Saturday 1 July 2023

In the footsteps of Kings

Next time you go to Argyll for the Dunoon or Machrihanish rallies it might be worth taking a couple of extra days off for a wee holiday and take a trip back through time. Apparently there are over 350 ancient monuments in and around Kilmartin - that's a lot to take in with just a couple of days, but I always wanted to visit the Nether Largie Standing Stones.

These stones are nowhere near as impressive or anywhere near the same scale, or even as well preserved as Stonehenge, but that’s down to the Scottish weather over thousands of years and no doubt the Scottish desire to rob the stones for other uses, like building houses and dykes. However just to stand there and think that these huge grey and gritty slabs of rock were lifted, moved, erected and carved without the aid of JCBs and Clydesdale horses, or Black & Decker drills, power saws and steel chisels beggars belief.

They're not as impressive as the Callanish Stones either, but at least they are easier to get to. Callanish is on the Isle of Lewis and CalMac holds the key to controlling visits!

Neither did the inhabitants have watches to tell the time or copies of the Mull calendar hanging from a peg in the wall to count the days and months and yet these weighty monoliths were aligned to such a degree of accuracy that the midsummer and winter solstices could be observed so precisely.

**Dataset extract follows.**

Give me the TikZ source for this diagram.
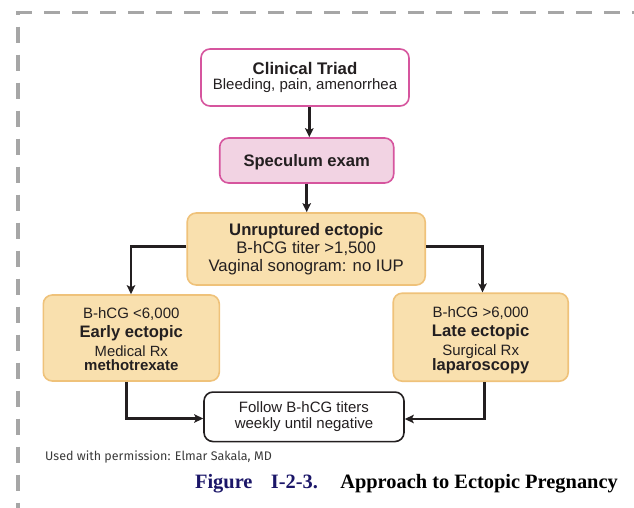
\documentclass[tikz,border=0pt]{standalone}
\usepackage{fontspec}
\setmainfont{Liberation Serif}
\setsansfont{Liberation Sans}
\newfontfamily\permfont{Fira Sans}
\usetikzlibrary{arrows.meta}
\definecolor{pinkline}{HTML}{D6559E}
\definecolor{pinkfill}{HTML}{F2D3E3}
\definecolor{orfill}{HTML}{F9E0AE}
\definecolor{orline}{HTML}{EFC27A}
\definecolor{dashgray}{HTML}{A6A6A6}
\definecolor{navy}{HTML}{1B1668}
\definecolor{txt}{HTML}{231F20}
\definecolor{permgray}{HTML}{3A3A3A}
\tikzset{
  box/.style={rounded corners=9pt, line width=1.6pt, align=center, font=\sffamily, text=txt, inner sep=0pt},
  pinkbox/.style={box, draw=pinkline, fill=white},
  specbox/.style={box, draw=pinkline, fill=pinkfill},
  orbox/.style={box, draw=orline, fill=orfill},
  endbox/.style={box, draw=txt, fill=white},
  arr/.style={draw=txt, line width=2.8pt, -{Stealth[length=9pt,width=8.5pt,inset=2pt]}},
  frame/.style={draw=dashgray, line width=3.3pt, dash pattern=on 16pt off 12pt}
}
\begin{document}
\begin{tikzpicture}[x=1pt,y=-1pt]
\useasboundingbox (0,0) rectangle (634,508);
% dashed frame
\coordinate (fcorner) at (18,12.7);
\coordinate (fbottom) at (18,508);
\coordinate (fright) at (640,12.7);
\draw[frame] (fcorner) ++(-1.6,0) -- (fright);
\draw[frame, dash phase=14pt] (fcorner) -- (fbottom);
% boxes
\node[pinkbox, minimum width=208pt, minimum height=57pt,
      font=\sffamily\fontsize{15}{15}\selectfont] (triad) at (305,77.5)
  {{\fontsize{16.8}{15}\selectfont\bfseries Clinical Triad}\\Bleeding, pain, amenorrhea};
\node[specbox, minimum width=174pt, minimum height=45pt, text height=12pt, text depth=0pt,
      font=\sffamily\bfseries\fontsize{16.6}{18}\selectfont] (spec) at (306.7,160.5)
  {Speculum exam};
\node[orbox, minimum width=238pt, minimum height=72pt,
      font=\sffamily\fontsize{16.7}{18.3}\selectfont] (unr) at (306.2,249)
  {{\bfseries Unruptured ectopic}\\B-hCG titer >1,500\\Vaginal sonogram: no IUP};
\node[orbox, minimum width=176pt, minimum height=86pt,
      font=\sffamily\fontsize{15}{18.8}\selectfont] (early) at (131.3,338)
  {\rule{0pt}{13.5pt}B-hCG <6,000\\{\fontsize{16.6}{18.8}\selectfont\bfseries Early ectopic}\\{\fontsize{14.8}{18.8}\selectfont Medical Rx}\\[-4.3pt]{\bfseries methotrexate}};
\node[orbox, minimum width=175pt, minimum height=88pt,
      font=\sffamily\fontsize{15}{18.8}\selectfont] (late) at (480.7,337.2)
  {\rule{0pt}{17pt}B-hCG >6,000\\{\fontsize{16.7}{18.8}\selectfont\bfseries Late ectopic}\\[0.5pt]Surgical Rx\\[-4pt]{\fontsize{16.5}{18.8}\selectfont\bfseries laparoscopy}};
\node[endbox, minimum width=200pt, minimum height=49.5pt,
      font=\sffamily\fontsize{15}{16}\selectfont] (follow) at (304,416.8)
  {Follow B-hCG titers\\weekly until negative};
% connectors
\draw[arr] (triad.south -| 309.3,0) -- (spec.north -| 309.3,0);
\draw[arr] (spec.south -| 306.7,0) -- (unr.north -| 306.7,0);
\draw[arr] (unr.west |- 0,246.7) -| (early.north -| 131,0);
\draw[arr] (unr.east |- 0,246.7) -| (late.north -| 482.5,0);
\draw[arr] (early.south -| 126.7,0) |- (follow.west |- 0,418.5);
\draw[arr] (late.south -| 484.3,0) |- (follow.east |- 0,419);
% captions
\node[anchor=base west, font=\permfont\fontsize{12.5}{14}\selectfont, text=permgray, inner sep=0pt] (perm) at (45,460) {Used with permission: Elmar Sakala, MD};
\node[anchor=base east, font=\rmfamily\bfseries\fontsize{20.4}{22}\selectfont, inner sep=0pt] (cap) at (618,488) {\textcolor{navy}{Figure\hspace{0.9em}I-2-3.}\hspace{1.1em}Approach to Ectopic Pregnancy};
\end{tikzpicture}
\end{document}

But ever since those stones were erected 5,000 years ago, this part of Argyll and Kintyre has been fought over and ruled by a whole succession of kings, knights, clans and invaders. In fact there are reports of Kings ruling their own small kingdoms as far back as 330 BC. Hence the sheer number of religious and historical artefacts, stone circles, burial cairns, graves and huge grave slabs. On the Isle of Iona alone there are reckoned to be the graves of up to sixty Kings!

The area around Kilmartin is so steeped in history that a brand new museum was due to be opened this Summer, but that has now been delayed till late Summer - so I'll have to go back!

It's an absolutely enthralling and stunning landscape, which beggars the question, why the fascination?

My first job on leaving school was with Scottish Agricultural Industries based in Glasgow and this was my patch. I squelched and stumbled diagonally across every bluidy field, farm and croft in western Scotland and the Inner Hebrides from Wemyss Bay in the south to Oban in the north (well, it felt like it!), rain, hail or shine, and through midge infestations, taking and analysing soil samples and then recommending which fertilisers were needed to produce crops and feed.

I even advised the Farm Manager for High Park Farm near Campbeltown owned by one Paul McCartney Esq. And no, the great man wasn't in, but I was in his greenhouse - and sworn to secrecy about what was growing there!

It was while doing this and speaking to those who worked this magical and mysterious land that I learned its history and folklore. In other words, visiting the Dunoon and Machrihanish rallies brings back more than just rally memories from the Burmah and Argyll Stages rallies, this area’s history goes back much further than that - a lot further.

Try it some time. But until the new Museum is opened, start from Kilmartin Church (beside the new museum) and follow the signs. Take your own footsteps into history.